4. It has been contended before us on behalf of the landlord that the view of the appeal court on the effect of an excessive demand having been made in the notice was altogether erroneous. In Civil Appeal No. 387 of 1964 (Raghunath Ravji Dandekar v. Anant Narayan Apte, Decided on April 5, 1966) this Court laid down that a notice to quit under the Transfer of Property Act would not be bad because by mistake or oversight more was demanded in the notice under Section 12(2) of the Bombay Rents, Hotel and Lodging House Rates Control Act. 1947 (Act LVII of 1947). hereinafter called the Act than was due. It is urged that since the aforesaid infirmity in the notice dated June 13, 1956 alone had prevailed with the appeal court the High Court ought to have entertained the petition under Article 227 and after setting aside the judgment of the appeal court the suit for ejectment should have been decreed. Reliance has been placed on Section 12(3)(a) of the Act according to which where the rent is payable by the months and there is no dispute regarding the amount of standard rent or permitted increases if such rent or increases are in arrears for a period of six months or more and the tenant neglects to make payment thereof until the expiration of the period of one month after notice referred to in Sub-section (2), the court shall pass a decree for eviction in any such suit for recovery of possession. It is argued that the notice dated June 13, 1956 was the only notice which after the amendment introduced in the plaint by paragraph 3A was to be treated as a valid notice and since there had been non-compliance with the demand made in that notice the court was bound to pass a decree for eviction. As there was failure to exercise jurisdiction the High Court had the power and the authority to interfere in a petition under Article 227 of the Constitution.

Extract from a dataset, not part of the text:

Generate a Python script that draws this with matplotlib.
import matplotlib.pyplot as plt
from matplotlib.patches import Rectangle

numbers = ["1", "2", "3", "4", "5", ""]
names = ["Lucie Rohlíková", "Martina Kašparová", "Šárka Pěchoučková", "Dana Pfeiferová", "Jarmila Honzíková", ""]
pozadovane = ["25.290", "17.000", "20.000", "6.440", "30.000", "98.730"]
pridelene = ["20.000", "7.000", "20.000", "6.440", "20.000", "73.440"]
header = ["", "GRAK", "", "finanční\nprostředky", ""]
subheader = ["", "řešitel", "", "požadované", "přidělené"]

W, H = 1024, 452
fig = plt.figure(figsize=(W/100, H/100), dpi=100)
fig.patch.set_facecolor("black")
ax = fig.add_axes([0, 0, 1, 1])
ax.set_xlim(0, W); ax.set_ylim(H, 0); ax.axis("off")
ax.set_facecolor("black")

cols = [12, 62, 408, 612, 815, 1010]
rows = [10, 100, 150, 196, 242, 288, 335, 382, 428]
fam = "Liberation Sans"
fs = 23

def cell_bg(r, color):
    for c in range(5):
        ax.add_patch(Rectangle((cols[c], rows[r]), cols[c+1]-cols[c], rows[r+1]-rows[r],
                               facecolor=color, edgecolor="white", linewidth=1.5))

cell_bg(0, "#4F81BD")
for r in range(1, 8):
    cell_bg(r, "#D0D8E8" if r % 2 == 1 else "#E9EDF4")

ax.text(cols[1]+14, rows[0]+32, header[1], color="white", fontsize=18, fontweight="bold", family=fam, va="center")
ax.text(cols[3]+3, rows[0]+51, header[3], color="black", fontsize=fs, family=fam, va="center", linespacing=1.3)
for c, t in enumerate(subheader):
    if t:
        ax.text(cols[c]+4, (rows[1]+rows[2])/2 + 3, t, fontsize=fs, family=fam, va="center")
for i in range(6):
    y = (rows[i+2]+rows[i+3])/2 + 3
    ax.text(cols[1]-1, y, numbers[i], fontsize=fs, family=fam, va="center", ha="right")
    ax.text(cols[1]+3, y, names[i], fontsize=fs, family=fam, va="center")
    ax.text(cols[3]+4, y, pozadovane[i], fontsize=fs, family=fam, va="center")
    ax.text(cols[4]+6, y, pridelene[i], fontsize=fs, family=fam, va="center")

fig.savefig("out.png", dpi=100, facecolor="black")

5. It seems to us that on the facts which have been established the landlord was bound to fail. It is abundantly clear that he had, in the second notice dated October 18, 1957, treated the tenancy as subsisting and not only the respondent was described as a monthly tenant but also in the plaint, even after the amendment had been allowed, rent was claimed upto November 1957; thereafter the amount due was described as compensation for use and occupation. The plaintiff was thus fully alive to the distinction between rent and damages for use and occupation and it cannot be said that he had abandoned the second notice and asked for the same to be treated as non-est or that he had relied solely on the first notice dated June 13, 1956. Under Section 113 of the Transfer of Property Act a notice given under Section 111, Clause (h) is waived with the express or implied consent of the person to whom it is given by any act on the part of the person giving it showing an intention to treat the lease as subsisting. Illustration (b) is in the following terms :

(b) A, the lessor, gives B, the lessee, notice to quit the property leased. The notice expires, and B remains in possession. A gives to B as lessee a second notice to quit. The first notice is waived.

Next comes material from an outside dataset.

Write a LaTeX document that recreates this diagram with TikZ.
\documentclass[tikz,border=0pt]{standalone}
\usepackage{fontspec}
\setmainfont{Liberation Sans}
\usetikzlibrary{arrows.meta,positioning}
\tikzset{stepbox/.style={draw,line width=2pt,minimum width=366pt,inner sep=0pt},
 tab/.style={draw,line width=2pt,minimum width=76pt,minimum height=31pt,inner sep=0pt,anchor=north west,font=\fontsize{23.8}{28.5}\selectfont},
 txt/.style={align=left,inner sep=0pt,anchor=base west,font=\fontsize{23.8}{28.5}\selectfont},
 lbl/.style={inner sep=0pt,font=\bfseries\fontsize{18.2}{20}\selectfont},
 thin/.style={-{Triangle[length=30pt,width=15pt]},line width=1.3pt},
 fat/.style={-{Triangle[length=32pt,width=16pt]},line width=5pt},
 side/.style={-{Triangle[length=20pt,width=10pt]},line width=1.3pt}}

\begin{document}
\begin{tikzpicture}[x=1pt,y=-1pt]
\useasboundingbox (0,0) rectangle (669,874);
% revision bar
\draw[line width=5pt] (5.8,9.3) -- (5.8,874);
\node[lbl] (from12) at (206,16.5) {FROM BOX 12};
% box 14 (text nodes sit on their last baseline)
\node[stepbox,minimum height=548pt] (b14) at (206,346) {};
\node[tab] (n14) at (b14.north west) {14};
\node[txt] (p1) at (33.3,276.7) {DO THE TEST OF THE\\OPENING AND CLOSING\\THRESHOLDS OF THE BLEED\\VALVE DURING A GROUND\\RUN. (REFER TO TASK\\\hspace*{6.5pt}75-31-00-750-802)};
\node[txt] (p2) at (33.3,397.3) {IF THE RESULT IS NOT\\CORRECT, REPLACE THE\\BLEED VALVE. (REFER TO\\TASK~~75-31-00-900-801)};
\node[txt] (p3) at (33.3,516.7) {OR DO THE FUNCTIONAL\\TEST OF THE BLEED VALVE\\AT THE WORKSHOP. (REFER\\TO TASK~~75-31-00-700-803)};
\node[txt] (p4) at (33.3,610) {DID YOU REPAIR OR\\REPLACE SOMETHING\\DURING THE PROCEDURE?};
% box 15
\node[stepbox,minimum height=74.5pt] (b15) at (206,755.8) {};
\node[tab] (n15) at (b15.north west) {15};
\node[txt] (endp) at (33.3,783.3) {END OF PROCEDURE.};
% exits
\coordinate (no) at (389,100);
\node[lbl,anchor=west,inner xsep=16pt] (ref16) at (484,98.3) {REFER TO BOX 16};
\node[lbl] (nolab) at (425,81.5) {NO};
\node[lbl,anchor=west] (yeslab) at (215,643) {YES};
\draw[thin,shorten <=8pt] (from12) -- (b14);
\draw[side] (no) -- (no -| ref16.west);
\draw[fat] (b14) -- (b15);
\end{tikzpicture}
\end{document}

If only the language of the illustration were to be considered as soon as the second notice was given the first notice would stand waived. Counsel for the appellant has relied on the observation of Denning, J., (as he then was) in Lowenthal v. Vanhoute [1947] 1 K.B.D.342 that where a tenancy is determined by a notice to quit it is not revived by anything short of a new tenancy and in order to create a new tenancy there must be an express or implied agreement to that effect and further that a subsequent notice to quit is of no effect unless, with other circumstances, it is the basis for inferring an intention to create a new tenancy after the expiration of the first. The Privy Council in Harihar Banerji and Ors. v. Ramsashi Roy and Ors. 45 I.A.222 had said that the principles governing a notice to quit under Section 106 of the Transfer of Property Act were the same in England as well as in India. For the purpose of the present case it is wholly unnecessary to decide whether for bringing about a waiver under Section 113 of the Transfer of Property Act a new tenancy by an express or implied agreement must come into existence. All that need be observed is that Section 113 in terms does not appear to indicate any such requirement and all that has to be seen is whether any act has been proved on the part of the present appellant which shows an intention to treat the lease as subsisting provided there is an express or implied consent of the person to whom the notice is given.

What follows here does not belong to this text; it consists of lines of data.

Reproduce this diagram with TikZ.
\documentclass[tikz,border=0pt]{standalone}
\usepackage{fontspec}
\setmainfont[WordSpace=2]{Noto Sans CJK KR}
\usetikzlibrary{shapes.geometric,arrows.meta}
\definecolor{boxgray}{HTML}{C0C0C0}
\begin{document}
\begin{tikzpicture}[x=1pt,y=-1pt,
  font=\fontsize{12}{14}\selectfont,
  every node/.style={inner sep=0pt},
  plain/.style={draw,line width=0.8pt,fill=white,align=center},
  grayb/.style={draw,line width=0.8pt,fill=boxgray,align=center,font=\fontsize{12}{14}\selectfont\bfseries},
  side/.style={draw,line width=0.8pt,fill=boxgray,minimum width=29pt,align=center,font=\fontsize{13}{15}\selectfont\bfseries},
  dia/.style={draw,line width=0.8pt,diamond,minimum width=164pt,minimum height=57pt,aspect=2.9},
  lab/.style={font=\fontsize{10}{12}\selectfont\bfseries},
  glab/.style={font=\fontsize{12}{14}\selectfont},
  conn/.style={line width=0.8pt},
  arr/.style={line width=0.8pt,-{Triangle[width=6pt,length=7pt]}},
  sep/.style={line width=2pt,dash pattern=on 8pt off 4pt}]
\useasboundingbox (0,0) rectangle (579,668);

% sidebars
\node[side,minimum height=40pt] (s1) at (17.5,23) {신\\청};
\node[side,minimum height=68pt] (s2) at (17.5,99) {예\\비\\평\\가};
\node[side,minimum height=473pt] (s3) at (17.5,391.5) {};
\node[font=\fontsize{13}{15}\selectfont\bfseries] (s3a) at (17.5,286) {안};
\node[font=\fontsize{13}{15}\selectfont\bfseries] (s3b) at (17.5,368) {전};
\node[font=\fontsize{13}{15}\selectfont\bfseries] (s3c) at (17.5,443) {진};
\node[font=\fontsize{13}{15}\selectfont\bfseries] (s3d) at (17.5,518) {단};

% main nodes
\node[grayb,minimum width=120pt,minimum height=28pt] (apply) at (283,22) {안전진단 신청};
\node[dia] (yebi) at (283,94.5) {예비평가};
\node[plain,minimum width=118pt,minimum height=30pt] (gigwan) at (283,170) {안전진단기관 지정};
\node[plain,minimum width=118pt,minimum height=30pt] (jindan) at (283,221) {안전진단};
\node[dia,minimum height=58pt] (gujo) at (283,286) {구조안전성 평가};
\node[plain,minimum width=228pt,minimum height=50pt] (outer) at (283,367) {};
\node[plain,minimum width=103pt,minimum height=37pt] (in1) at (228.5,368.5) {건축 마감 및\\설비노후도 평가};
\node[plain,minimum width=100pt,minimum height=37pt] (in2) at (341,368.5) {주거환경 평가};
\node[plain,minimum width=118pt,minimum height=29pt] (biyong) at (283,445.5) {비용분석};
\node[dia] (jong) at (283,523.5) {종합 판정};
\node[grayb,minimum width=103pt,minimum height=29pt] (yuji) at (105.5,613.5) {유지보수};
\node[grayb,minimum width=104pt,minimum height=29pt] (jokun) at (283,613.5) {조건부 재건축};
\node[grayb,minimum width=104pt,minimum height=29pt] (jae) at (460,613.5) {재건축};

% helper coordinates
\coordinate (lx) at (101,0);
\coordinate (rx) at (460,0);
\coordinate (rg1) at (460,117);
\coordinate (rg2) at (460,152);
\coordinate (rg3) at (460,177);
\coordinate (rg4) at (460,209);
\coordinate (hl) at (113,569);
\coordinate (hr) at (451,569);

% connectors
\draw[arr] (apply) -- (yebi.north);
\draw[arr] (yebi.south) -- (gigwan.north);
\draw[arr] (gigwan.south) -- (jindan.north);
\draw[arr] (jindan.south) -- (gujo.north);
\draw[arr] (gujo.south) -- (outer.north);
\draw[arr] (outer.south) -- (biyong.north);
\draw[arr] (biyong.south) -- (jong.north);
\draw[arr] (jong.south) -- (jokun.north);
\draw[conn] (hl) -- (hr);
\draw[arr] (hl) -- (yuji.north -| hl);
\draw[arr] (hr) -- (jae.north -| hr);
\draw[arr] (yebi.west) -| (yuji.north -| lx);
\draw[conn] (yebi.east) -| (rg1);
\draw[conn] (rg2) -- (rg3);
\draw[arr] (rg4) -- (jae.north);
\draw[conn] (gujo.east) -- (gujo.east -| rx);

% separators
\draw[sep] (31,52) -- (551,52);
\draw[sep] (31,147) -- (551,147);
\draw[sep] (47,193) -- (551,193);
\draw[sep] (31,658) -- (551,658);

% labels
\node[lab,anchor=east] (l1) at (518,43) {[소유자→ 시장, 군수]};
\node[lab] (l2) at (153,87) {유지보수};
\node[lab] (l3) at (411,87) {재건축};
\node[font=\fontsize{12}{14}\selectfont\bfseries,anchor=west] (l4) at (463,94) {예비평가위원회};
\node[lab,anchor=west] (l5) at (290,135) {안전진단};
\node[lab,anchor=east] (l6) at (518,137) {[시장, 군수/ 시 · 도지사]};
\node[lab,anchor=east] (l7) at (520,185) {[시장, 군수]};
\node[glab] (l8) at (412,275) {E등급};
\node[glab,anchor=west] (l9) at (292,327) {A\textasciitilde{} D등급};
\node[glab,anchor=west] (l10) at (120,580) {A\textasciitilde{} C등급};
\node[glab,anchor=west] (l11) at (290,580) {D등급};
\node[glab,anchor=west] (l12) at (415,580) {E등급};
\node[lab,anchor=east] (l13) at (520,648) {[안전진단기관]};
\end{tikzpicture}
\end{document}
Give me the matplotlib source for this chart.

6. In the present case there can be no doubt that the serving of the second notice and what was stated therein together with the claim as laid and amplified in the plaint showed that the landlord waived the first notice by showing an intention to treat the tenancy as subsisting and that this was with the express or implied consent of the tenant to whom the first notice had been given because he had even made payment of the rent which had been demanded though it was after the expiration of the period of one month given in the notice.

7. It further appears that the rent was sent by the tenant treating the tenancy as subsisting and not as having come to an end by virtue of the first notice. There is another significant fact which shows that it was the second notice which was considered by the landlord to be the effective notice. It was in the notice sent in October 1957 that the landlord, for the first time, raised the ground of personal necessity. In the suit requirement of personal necessity was made one of the main grounds on which eviction was sought. In the first notice which was sent in June 1956 no such requirement or ground had been mentioned. It was not open, therefore, to the landlord to say that he did not want to rely on the second notice and should be allowed to base his action for eviction only on the first notice containing the ground of the default in payment of arrears of rent. We are satisfied that the suit of the landlord was rightly dismissed though we have sustained its dismissal on different reasoning.

8. The appeal, therefore, fails and it is dismissed with costs.